Ольга Батракова – первый московский роман Окуджавы после возвращения из Калуги. Ей посвящены лучшие песни 1959–1960 годов: «Песенка о московском муравье», «И когда удивительно близко.», «И когда под вечер над тобою» (более известная как «Ситцевые женщины»). Как всегда у Окуджавы, «повод и причина» расходились подчас чрезвычайно далеко: «Муравей» появился после того, как Окуджава встретил Олю на платформе Ленинградского вокзала (она приехала из Крюкова, он ждал ее, чтобы отправиться в ЦДЛ) – и заметил ее легкие туфли. У него в тот день была зарплата, назавтра он нашел ей в комиссионке китайские сапоги, а туфли безжалостно выбросил. Через неделю она прочла про «старенькие туфельки ее», а скоро Окуджава подобрал и мелодию. Стихов он посвящал ей множество, большинство осталось неопубликованным.
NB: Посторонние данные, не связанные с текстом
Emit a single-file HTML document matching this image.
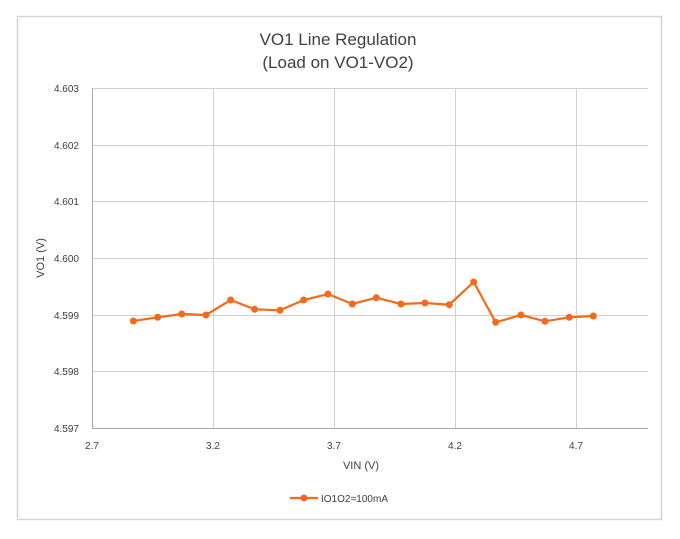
<!DOCTYPE html>
<html><head><style>body{margin:0;background:#fff}</style></head><body>
<svg width="680" height="534" xmlns="http://www.w3.org/2000/svg" font-family="Liberation Sans, sans-serif">
<rect x="0" y="0" width="680" height="534" fill="#fff"/>
<rect x="17.5" y="16.5" width="644" height="503" fill="#fff" stroke="#d4d4d4" stroke-width="1.5"/>
<text x="338" y="45" font-size="17" text-anchor="middle" fill="#404040">VO1 Line Regulation</text>
<text x="338" y="68" font-size="17" text-anchor="middle" fill="#404040">(Load on VO1-VO2)</text>
<g stroke="#d0d0d0" stroke-width="1">
<line x1="92" y1="88.5" x2="648" y2="88.5"/>
<line x1="92" y1="145.5" x2="648" y2="145.5"/>
<line x1="92" y1="201.5" x2="648" y2="201.5"/>
<line x1="92" y1="258.5" x2="648" y2="258.5"/>
<line x1="92" y1="315.5" x2="648" y2="315.5"/>
<line x1="92" y1="371.5" x2="648" y2="371.5"/>
<line x1="213.5" y1="88" x2="213.5" y2="428"/>
<line x1="334.5" y1="88" x2="334.5" y2="428"/>
<line x1="455.5" y1="88" x2="455.5" y2="428"/>
<line x1="576.5" y1="88" x2="576.5" y2="428"/>
</g>
<g stroke="#a6a6a6" stroke-width="1">
<line x1="92.5" y1="88" x2="92.5" y2="428"/>
<line x1="92" y1="428.5" x2="648" y2="428.5"/>
</g>
<g font-size="10" fill="#404040" text-anchor="end">
<text x="79" y="92">4.603</text><text x="79" y="149">4.602</text><text x="79" y="205">4.601</text>
<text x="79" y="262">4.600</text><text x="79" y="319">4.599</text><text x="79" y="375">4.598</text><text x="79" y="432">4.597</text>
</g>
<g font-size="10" fill="#404040" text-anchor="middle">
<text x="92" y="449">2.7</text><text x="213" y="449">3.2</text><text x="334" y="449">3.7</text><text x="455" y="449">4.2</text><text x="576" y="449">4.7</text>
</g>
<text x="361" y="469" font-size="11" fill="#404040" text-anchor="middle">VIN (V)</text>
<text x="44" y="258" font-size="11" fill="#404040" text-anchor="middle" transform="rotate(-90 44 258)">VO1 (V)</text>
<polyline fill="none" stroke="#f26a1b" stroke-width="2.2" points="133.3,321 157.7,317.3 181.7,314 206,315 230.7,300 254.7,309.3 280,310.3 303.7,300 328,294 352.3,304 376.3,297.7 401,304 425,303 449.3,304.7 473.7,282 495.7,322.3 521,315 545,321.3 569.3,317.3 593.3,316"/>
<g fill="#f26a1b">
<circle cx="133.3" cy="321" r="3.5"/><circle cx="157.7" cy="317.3" r="3.5"/><circle cx="181.7" cy="314" r="3.5"/><circle cx="206" cy="315" r="3.5"/><circle cx="230.7" cy="300" r="3.5"/><circle cx="254.7" cy="309.3" r="3.5"/><circle cx="280" cy="310.3" r="3.5"/><circle cx="303.7" cy="300" r="3.5"/><circle cx="328" cy="294" r="3.5"/><circle cx="352.3" cy="304" r="3.5"/><circle cx="376.3" cy="297.7" r="3.5"/><circle cx="401" cy="304" r="3.5"/><circle cx="425" cy="303" r="3.5"/><circle cx="449.3" cy="304.7" r="3.5"/><circle cx="473.7" cy="282" r="3.5"/><circle cx="495.7" cy="322.3" r="3.5"/><circle cx="521" cy="315" r="3.5"/><circle cx="545" cy="321.3" r="3.5"/><circle cx="569.3" cy="317.3" r="3.5"/><circle cx="593.3" cy="316" r="3.5"/>
</g>
<line x1="290" y1="498" x2="318" y2="498" stroke="#f26a1b" stroke-width="2.2"/>
<circle cx="304" cy="498" r="3.5" fill="#f26a1b"/>
<text x="321" y="502" font-size="10" fill="#404040">IO1O2=100mA</text>
</svg>
</body></html>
Без надежды, без сожалений
вглядываются в меня, грозя,
светло-карие твои,
оленьи
иудейские твои глаза.
И сливаются за плечами твоими
где-то
в глубинах времен
славянское твое имя
с грешной славой твоих племен.
И за то, что ты рассказала,
где твоих кочевий полоса,
жгут меня,
последнего вассала,
под вечерней толпы голоса
возле Ленинградского вокзала
иудейские твои глаза.
Это – 14 ноября 1959 года; он и не думал напечатать этот текст. Ольга ему нравилась еще и тем, что была «с судьбой», «с драмой» – школу, например, закончила в Магадане, где преподавали сплошь расконвоированные заключенные, почему она и выросла вызывающе несоветской. И еще ему нравилось, конечно, это слияние кровей – сам метис, он любил это, и огромные карие глаза белокожей блондинки навели его на романтические «кочевья», хотя кочевья действительно были – родители-инженеры ездили по всей стране, и детство ее прошло в семи городах.